Chances are, that first year had us tearing into newly organized boxes of holiday decorations, wondering where the heck the ornaments and Christmas lights were. (Wait — did we bring the lights or trash them?) There’s the dilemma of, “Where should we put the tree?” And, don’t forget, “Where am I going to hide the kids’ presents in this house?” If you were used to a temperate holiday, but the first year at a northern duty station had you feeling like you were living in a snow globe, you might have gone all out with cookies galore and chestnuts on an open fire. (Spoiler alert, they taste like bland potatoes.) If you grew up with a white Christmas, but it was 72 and sunny that first December at your duty station, you might have protested the songs and traditions altogether.
Look How Far We’ve Come
When that last holiday at a duty station rolls around, you’re in a completely different mindset. Your ghost of Christmas present is throwing some serious side eye at your ghost of Christmas two years ago.
So, as you look around your holiday landscape on yet another last holiday at yet another address, let’s review the 12 signs this is your last holiday at a duty station.
- We can now decorate in our sleep (and it’s a good thing because if PCS stress has us tossing and turning all night, we’ll be drowsily decking the halls). By now, we know exactly where those ornaments are, and every decoration has its place (including that box in the far corner of the closet that we know well we don’t have room for, but one day we will). We let our guard down this year because there is zero chance of disappointedly unpacking broken keepsakes.
- Putting away the last holiday will be the first taste of PCS packing. My grandma used to save wrapping paper, and I thought it was just another Depression-era habit hanging on, but the first time I had to pack each and every fragile, sentimental ornament ahead of a move because I assumed my belongings would be treated with the care of a punted football, I realized she was on to something. All that crumpled wrapping and tissue paper can be used to cushion ornaments and keepsakes. Toss it into the ornament tub and it’ll be ready for you when the day (or two or three because you must REALLY pack the ornaments this year) comes to put the holidays away. Sure, the packers could do this for us, but I’ve learned the hard way that when you don’t seal the holidays in the holiday tubs, you’ll be pulling out the inflatable Santa with your pots and pans.
- Santa is a realist. I’ve been semi-listening to my kids rattle off additions to their wish lists since August, and I’ve been humoring them, but when I hear items that I know for a fact have two trillion pieces or wouldn’t even be worth moving because they’ll lose interest in it in a week, I gently remind my kids that Santa can’t deliver everything on everyone’s lists.

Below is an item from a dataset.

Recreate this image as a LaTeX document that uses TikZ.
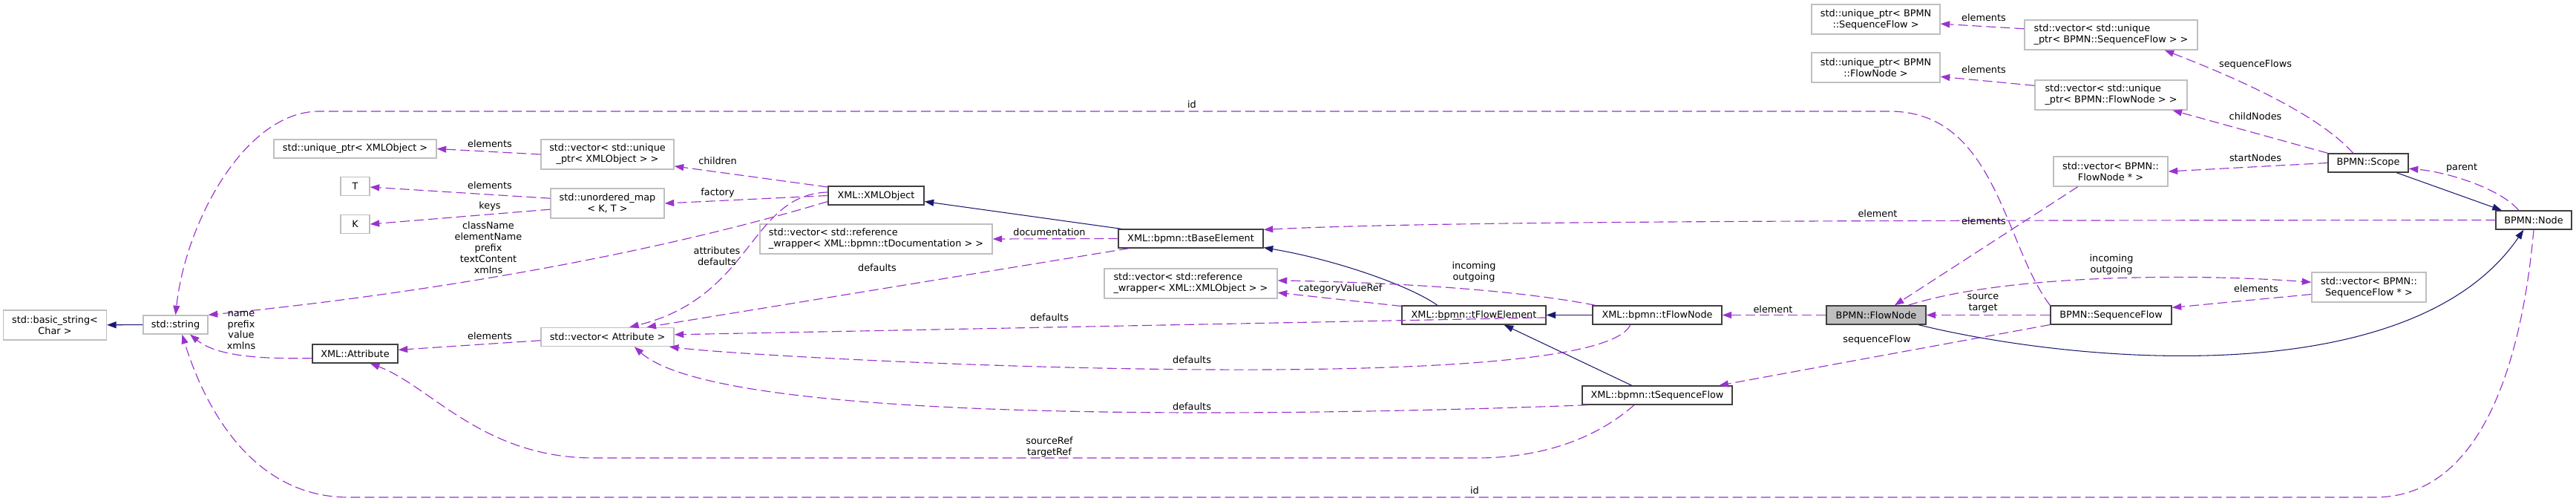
\documentclass[tikz,border=0pt]{standalone}
\usepackage{fontspec}
\setmainfont{DejaVu Sans}
\usetikzlibrary{arrows.meta}
\definecolor{usecolor}{HTML}{9A32CD}
\definecolor{basecolor}{HTML}{191970}
\definecolor{extgray}{HTML}{BFBFBF}
\definecolor{docgray}{HTML}{404040}

\begin{document}
\begin{tikzpicture}[->, >={Triangle[length=2.5mm,width=1.8mm]}, x=0.2mm, y=-0.2mm,
    class node/.style={rectangle, draw=docgray, fill=white, line width=0.8pt, minimum height=5mm, inner sep=1pt, align=center},
    ext node/.style={class node, draw=extgray},
    focus node/.style={class node, fill=extgray},
    label node/.style={align=center, inner sep=0pt},
    use edge/.style={draw=usecolor, line width=0.65pt, dash pattern=on 2.6mm off 1.2mm},
    base edge/.style={draw=basecolor, line width=0.6pt}]
  \tikzstyle{every node}=[font=\fontsize{7.3}{8.5}\selectfont]
  \useasboundingbox (0,0) rectangle (3471,675);

  \node[ext node, minimum width=27.8mm, minimum height=8mm] (1) at (74,438) {std::basic\_string<\\Char >};
  \node[ext node, minimum width=17.4mm] (2) at (236.5,437.5) {std::string};
  \node[class node, minimum width=23mm] (3) at (478.5,476.5) {XML::Attribute};
  \node[ext node, minimum width=43.8mm] (4) at (478.5,200.5) {std::unique\_ptr< XMLObject >};
  \node[ext node, minimum width=7.8mm] (5) at (478.5,251) {T};
  \node[ext node, minimum width=7.8mm] (6) at (478.5,302) {K};
  \node[ext node, minimum width=35.8mm, minimum height=8mm] (7) at (818.5,208) {std::vector< std::unique\\\_ptr< XMLObject > >};
  \node[ext node, minimum width=30.6mm, minimum height=8mm] (8) at (818.5,274) {std::unordered\_map\\< K, T >};
  \node[ext node, minimum width=35.8mm] (9) at (818.5,454) {std::vector< Attribute >};
  \node[class node, minimum width=25.8mm] (10) at (1180.5,263.5) {XML::XMLObject};
  \node[ext node, minimum width=62.6mm, minimum height=8mm, align=left] (11) at (1180.5,322) {std::vector< std::reference\\\_wrapper< XML::bpmn::tDocumentation > >};
  \node[class node, minimum width=39mm] (12) at (1604.5,321.5) {XML::bpmn::tBaseElement};
  \node[ext node, minimum width=46.6mm, minimum height=8mm, align=left] (13) at (1604.5,382) {std::vector< std::reference\\\_wrapper< XML::XMLObject > >};
  \node[class node, minimum width=38.8mm] (14) at (1986,424.5) {XML::bpmn::tFlowElement};
  \node[class node, minimum width=34.8mm] (15) at (2233,424.5) {XML::bpmn::tFlowNode};
  \node[class node, minimum width=40.4mm] (16) at (2233,532.5) {XML::bpmn::tSequenceFlow};
  \node[focus node, minimum width=26.8mm] (17) at (2528,424.5) {BPMN::FlowNode};
  \node[ext node, minimum width=34.6mm, minimum height=8mm] (18) at (2527.5,26) {std::unique\_ptr< BPMN\\::SequenceFlow >};
  \node[ext node, minimum width=34.6mm, minimum height=8mm] (19) at (2527.5,91) {std::unique\_ptr< BPMN\\::FlowNode >};
  \node[ext node, minimum width=30.8mm, minimum height=8mm] (20) at (2844,231) {std::vector< BPMN::\\FlowNode * >};
  \node[class node, minimum width=32.6mm] (21) at (2844.5,424.5) {BPMN::SequenceFlow};
  \node[ext node, minimum width=46.6mm, minimum height=8mm, align=left] (22) at (2844.5,47) {std::vector< std::unique\\\_ptr< BPMN::SequenceFlow > >};
  \node[ext node, minimum width=41mm, minimum height=8mm, align=left] (23) at (2844.5,128) {std::vector< std::unique\\\_ptr< BPMN::FlowNode > >};
  \node[class node, minimum width=21.6mm] (24) at (3191,219.5) {BPMN::Scope};
  \node[class node, minimum width=20.4mm] (25) at (3414,296.5) {BPMN::Node};
  \node[ext node, minimum width=30.8mm, minimum height=8mm] (26) at (3192,387) {std::vector< BPMN::\\SequenceFlow * >};

  % inheritance
  \path[every edge/.style={base edge}]
    (2) edge (1)
    (12.172) edge (10.-7)
    (14.165) edge[controls={(1900,385) and (1800,350)}] (12.-7)
    (15) edge (14)
    (16.159) edge (14.-18)
    (17.-13) edge[controls={(2800,490) and (3250,530)}] (25.-136)
    (24.-19) edge (25.163);

  % usage
  \path[every edge/.style={use edge}]
    (3.186) edge[controls={(340,484) and (290,478)}] (2.-34)
    (10.170) edge (7.-10)
    (10.west) edge (8.east)
    (10.176) edge[controls={(1010,262) and (1015,400)}] (9.24)
    (10.187) edge[controls={(820,360) and (480,405)}] (2.north east)
    (7.west) edge (4.east)
    (8.175) edge (5.-3)
    (8.186) edge (6.east)
    (9.183) edge (3.5)
    (12.west) edge (11.east)
    (12.-171) edge (9.14)
    (14.173) edge (13.-6)
    (14.-2) edge (9.2)
    (15.171) edge[controls={(2050,392) and (1900,381)}] (13.2)
    (15.-160) edge[controls={(2150,540) and (1050,485)}] (9.-9)
    (16.-172) edge[controls={(1843,557) and (980,580)}] (9.-20)
    (17.west) edge (15.east)
    (17.17) edge[controls={(2700,370) and (2950,368)}] (26.175)
    (20.-155) edge (17.28)
    (21.west) edge (17.east)
    (21.-171) edge (16.9)
    (22.176) edge (18.-4)
    (23.173) edge (19.-8)
    (24.west) edge (20.east)
    (24.north west) edge (23.-14)
    (24.147) edge[controls={(3120,150) and (3000,100)}] (22.-16)
    (25.west) edge[controls={(2600,297) and (1950,297)}] (12.7)
    (25.147) edge[controls={(3370,255) and (3300,232)}] (24.-8)
    (26.187) edge (21.7);

  % the long links
  \draw[use edge] (16.-157) .. controls (2140,600) and (2060,617) .. (1990,617)
    -- (800,617) .. controls (650,617) and (580,520) .. (3.-33);
  \draw[use edge] (21.north west) .. controls (2700,330) and (2690,150) .. (2546,150)
    -- (430,150) .. controls (330,150) and (250,300) .. (2.north);
  \draw[use edge] (25.south) .. controls (3395,520) and (3330,670) .. (3200,670)
    -- (470,670) .. controls (330,670) and (270,530) .. (2.-56);

  % edge labels
  \node[label node] (27) at (325,445) {name\\prefix\\value\\xmlns};
  \node[label node] (28) at (658,334) {className\\elementName\\prefix\\textContent\\xmlns};
  \node[label node] (29) at (967,217) {children};
  \node[label node] (30) at (967,260) {factory};
  \node[label node] (31) at (966,345) {attributes\\defaults};
  \node[label node] (32) at (660,194) {elements};
  \node[label node] (33) at (660,250) {elements};
  \node[label node] (34) at (660,278) {keys};
  \node[label node] (35) at (660,453) {elements};
  \node[label node] (36) at (1414,313) {documentation};
  \node[label node] (37) at (1182,361) {defaults};
  \node[label node] (38) at (1806,389) {categoryValueRef};
  \node[label node] (39) at (1414,428) {defaults};
  \node[label node] (40) at (1986,366) {incoming\\outgoing};
  \node[label node] (41) at (1606,485) {defaults};
  \node[label node] (42) at (1606,548) {defaults};
  \node[label node] (43) at (1414,602) {sourceRef\\targetRef};
  \node[label node] (44) at (1606,141) {id};
  \node[label node] (45) at (1987,661) {id};
  \node[label node] (46) at (2389,417) {element};
  \node[label node] (47) at (2845,356) {incoming\\outgoing};
  \node[label node] (48) at (2673,298) {elements};
  \node[label node] (49) at (2672,409) {source\\target};
  \node[label node] (50) at (2529,458) {sequenceFlow};
  \node[label node] (51) at (2673,24) {elements};
  \node[label node] (52) at (2673,94) {elements};
  \node[label node] (53) at (3039,213) {startNodes};
  \node[label node] (54) at (3039,157) {childNodes};
  \node[label node] (55) at (3039,87) {sequenceFlows};
  \node[label node] (56) at (2530,288) {element};
  \node[label node] (57) at (3317,226) {parent};
  \node[label node] (58) at (3040,389) {elements};
\end{tikzpicture}
\end{document}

- Santa is on a budget because moving is expensive. Expenses add up during a move, and you may be budgeting for big purchases, like down payments on cars and houses. It really sets that whole “quality over quantity” concept into motion when gift shopping that last holiday.
- We dish out more Santa threats than holiday cookies, and we’re only slightly exaggerating. Our last, last Christmas, I may have said, “You need to get rid of the toys you don’t play with anymore if you want Santa to bring you anything new.” And, I’ve been tossing out, “Keep that room clean or Santa is skipping our house” since the first leaf fell this fall.
- We beg everyone not to get gifts for our family this year. This is going to be painful for the grandparents, but when we say, “Please don’t send gifts” the last holiday before a PCS, we aren’t trying to be nice, we mean it. Really.
- The only gift we really want is orders. “Santa baby, slip [our orders] under the tree.” Call us dreamers, but we just want to know where we’re going to be living in six months. Not knowing makes the tone of that last holiday equal parts YOLO (might as well have a fourth sprinkle cookie — they may not have sprinkles, or cookies, where we’re going) and low-key panicked.
- My fellow OCONUS military families have their shopping done by Nov. 1. We learned our lesson that first holiday season and know by now that shipping takes time and military post office lines the last three months of the year are the stuff of nightmares. But holiday preparedness doesn’t just apply to gifts. Unpredictable OCONUS commissary inventory taught me early to buy up the holiday baking necessities and dinner staples early. We can always freeze them but can’t make them appear on the shelves at Dec. 23 no matter how hard we try.
- Holiday potluck signup looks a lot like the plot of a cooking show with a twist. What can I bring that uses up that bag of flour and the three jars of marinara I bought when I thought we were out? I’m also working with an assortment of hot sauces we’ll never get through on our own, a couple boxes of corn starch and food coloring (because they’re always in the back and I think I’m out), oyster sauce, and a collection of napkins left over from every other major holiday for the last two-and-a-half years.
- We search for DIY gift ideas for friends and neighbors that will use up the stash of supplies in the shed, the kids’ craft supplies, and — if we’re good — the above-named kitchen overstocks.
- Last-holiday takedown turns into second Christmas on your porch. January classifieds posts along the lines of, “FREE PORCH PICKUP! FCFS. NO HOLDS” followed by pictures of our “like-new” fake tree, “gently used” outdoor lights, our kids’ toys that are now rejects thanks to new toys, and anything else that crossed our paths during the cleanout are signs that we’re moving soon and the PCS cleanout has commenced.
- We learn exactly what kind of last-holiday person we are. If we only had one more holiday in a place (for now anyway, because we know that the military has a sense of humor), how would we spend it? I’m some combination of “OMGoodness, we’ll never be here, doing this ever again, let’s go out big!” “Dear Santa, please let me get through the last holiday season here with as little ‘peopling’ as possible,” and “This is our last chance to squeeze in that last big trip; let’s go non-traditional holiday. Santa can find us on an island in the Pacific somewhere?” What kind of last-holiday person are you?
The places may change, but the last holiday before a PCS is constant. So, my holiday wish for you: May your shopping lists be short, your porch pickups go swiftly, and while you may not get the only thing on your list (ahem…orders), may you get those by Valentine’s Day at the latest. Because nothing says “I love you” to a military spouse like a heart-shaped box of an actual plan.